For the first time, I don’t feel like my family is alone in fighting for justice for Ben. Each day without him is as horrible as ever, but there’s no longer the sense of desperation caused by shouting
unheard into the wind. We
are
being listened to. Ben’s case
is
active. He
will
be found.
With Matt and his team on the case, we as a family have finally been able to take a step back for the first time, confident that we no longer have to carry the burden of searching alone. For Dad it couldn’t have come a moment too soon. A few years ago, he suffered a heart attack caused, the doctors say, by the stress of twenty years of trying to keep his family afloat at the same time as helping me lead a worldwide manhunt. I don’t think Dad’s any easier to live with – he’ll still bend anyone’s ear on the subject of Ben, even if that person is Mum and she’s heard it all a hundred times before. But at least he doesn’t feel he has to be physically chasing every half-lead and whisper.

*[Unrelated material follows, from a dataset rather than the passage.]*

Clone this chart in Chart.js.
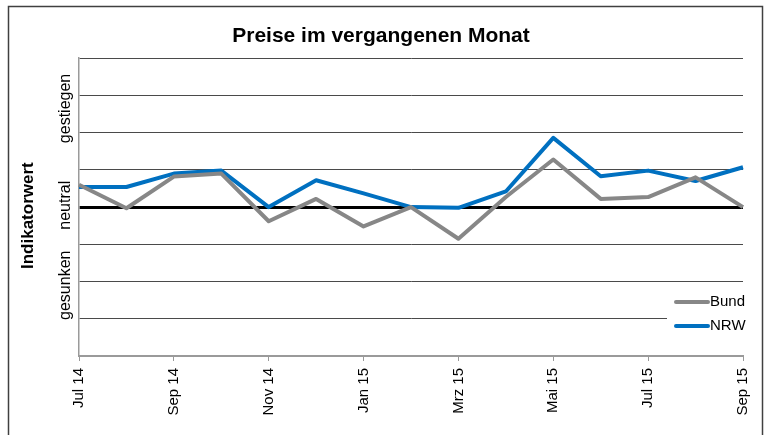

Mum has always been more introspective than Dad – and less hyperactive – but you can see the relief in her eyes that South Yorkshire Police has taken so much pressure off us. Of the pair of them, I think Mum most regrets coming back to live in England. But Dad’s healthcare is here, so that’s where she needs to be. Who’s to say how long it will be before the wanderlust returns?
Like Dad, the toll on Stephen’s health has been huge. I would say that he is the one who still suffers most from the events of July 1991. He still goes through the same things he did in the 1990s: the nightmares, the flashbacks and the guilt. Always the guilt for something he didn’t do. I wish there was more we could do for him, but he knows we’re there.